Solidarity with the Re-Turn phantom sh**ter. Feel welcome to step out of the shadows and reveal your identity, whoever you are. I should assure readers it was not, in fact, me - despite some wondering if I was behind it. In fairness, our anonymous friend did raise a lot of the points I’ve been banging on about. I wonder does he also get into dinner party arguments about it? People at dinner parties are the only ones who support Re-Turn, as far as I can see.
I thought of him at the weekend when I lost my Re-Turn voucher.

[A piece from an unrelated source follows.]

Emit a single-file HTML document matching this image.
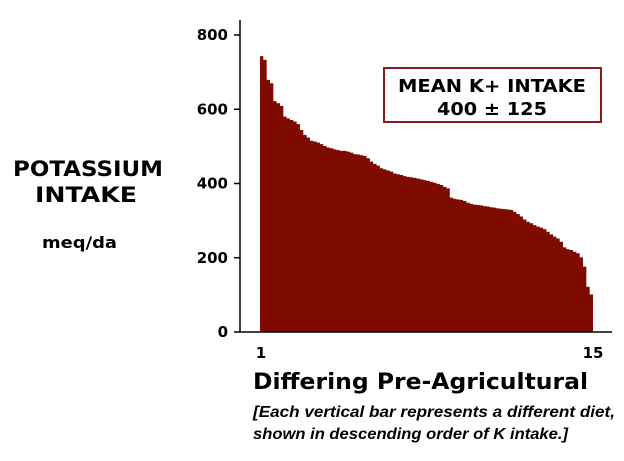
<!DOCTYPE html>
<html><head><meta charset="utf-8"><style>
html,body{margin:0;padding:0;background:#fff;}
svg{display:block;}
.v{font-family:"DejaVu Sans","Liberation Sans",sans-serif;font-weight:bold;}
</style></head><body>
<svg id="chart" width="624" height="461" viewBox="0 0 624 461">
<g id="bars"></g>
<line x1="240" y1="20" x2="240" y2="332" stroke="#000" stroke-width="1.5"/>
<line x1="240" y1="332" x2="612" y2="332" stroke="#000" stroke-width="1.5"/>
<g id="yticks"></g>
<text x="261" y="358" text-anchor="middle" class="v" font-size="15">1</text>
<text x="593" y="358" text-anchor="middle" class="v" font-size="15">15</text>
<text x="253" y="389" class="v" font-size="22" textLength="335" lengthAdjust="spacingAndGlyphs">Differing Pre-Agricultural</text>
<text x="253" y="417" font-family="'Liberation Sans',sans-serif" font-weight="bold" font-style="italic" font-size="15.5" textLength="362" lengthAdjust="spacingAndGlyphs">[Each vertical bar represents a different diet,</text>
<text x="253" y="439" font-family="'Liberation Sans',sans-serif" font-weight="bold" font-style="italic" font-size="15.5" textLength="315" lengthAdjust="spacingAndGlyphs">shown in descending order of K intake.]</text>
<text x="13" y="176" class="v" font-size="21" textLength="150" lengthAdjust="spacingAndGlyphs">POTASSIUM</text>
<text x="35" y="202" class="v" font-size="21" textLength="102" lengthAdjust="spacingAndGlyphs">INTAKE</text>
<text x="42" y="248" class="v" font-size="16" textLength="75" lengthAdjust="spacingAndGlyphs">meq/da</text>
<rect x="384" y="68" width="217" height="54" fill="#fff" stroke="#8b1a1a" stroke-width="2"/>
<text x="398" y="92" class="v" font-size="18" textLength="188" lengthAdjust="spacingAndGlyphs">MEAN K+ INTAKE</text>
<text x="437" y="115" class="v" font-size="18" textLength="110" lengthAdjust="spacingAndGlyphs">400 ± 125</text>
</svg>
<script>
const values = [743,733,679,670,622,616,609,580,575,571,567,560,544,531,524,515,513,510,506,501,497,495,492,490,488,488,486,483,479,478,476,474,468,459,453,448,441,438,435,432,427,425,423,420,418,417,415,413,411,409,407,404,402,399,396,391,387,362,359,357,356,353,348,345,343,342,341,339,338,336,335,333,332,331,330,329,324,318,311,303,297,293,288,284,281,277,270,263,257,252,243,228,223,221,216,212,201,176,122,101];
const yTicks = [0,200,400,600,800];
const NS="http://www.w3.org/2000/svg";
const y0=332, y800=35, xL=260, xR=593;
function yS(v){return y0-(v/800)*(y0-y800);}
function xS(i){return xL+(xR-xL)*i/values.length;}
const g=document.getElementById('bars');
let d='M'+xS(0)+','+y0;
values.forEach((v,i)=>{d+=' L'+xS(i)+','+yS(v)+' L'+xS(i+1)+','+yS(v);});
d+=' L'+xS(values.length)+','+y0+' Z';
const p=document.createElementNS(NS,'path');
p.setAttribute('d',d);p.setAttribute('fill','#7f0b00');


g.appendChild(p);
const t=document.getElementById('yticks');
yTicks.forEach(v=>{
 const l=document.createElementNS(NS,'line');
 l.setAttribute('x1',234);l.setAttribute('x2',240);l.setAttribute('y1',yS(v));l.setAttribute('y2',yS(v));
 l.setAttribute('stroke','#000');l.setAttribute('stroke-width','1.5');
 
 
 t.appendChild(l);
 const tx=document.createElementNS(NS,'text');
 tx.setAttribute('x',228);tx.setAttribute('y',yS(v)+5);tx.setAttribute('text-anchor','end');
 tx.setAttribute('class','v');tx.setAttribute('font-size','15');tx.textContent=v;
 
 
 t.appendChild(tx);
});
</script>
</body></html>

I’d collected up all the bottles and cans from over Christmas and lugged the whole kit and kaboodle to the RVM, which actually worked for once and didn’t break down mid-process.
It added up to a tenner, and then the voucher fell out of my jacket pocket, lost forever. Picture me on my knees on the ground, screaming at the sky: “Nooooooo” with the rain coming down. Well not quite, but if anything would make you want to s**t into a bottle and put it into an RVM, it’s that.
Not only another free tenner in the coffers of a state-organised scheme that refuses to be transparent on its profits, but I’d also given them my Re-Turnables as well.
This is a scheme that claims green credentials, but where’s the cost benefit analysis on that? Can we see data on how it has increased recycling rates enough to be worth the fleet of trucks on the road, the massive machines in every shop? If there’s no cost benefit analysis, then one must be done. If it shows it’s not worth it, we must pull the plug.
Accept it didn’t work out, cut our losses and move on. Just get rid of it, pretend it never happened, like we did with the referendums and the hate speech bill.
Imagine what life would be like. Back to those halcyon, pre-Re-Turn days when our lives weren’t reduced to driving bottles and cans back and forth to SuperValu in the name of EU climate targets. We could just put them in the green bin, like we were already doing anyway. We could Make Recycling Great Again.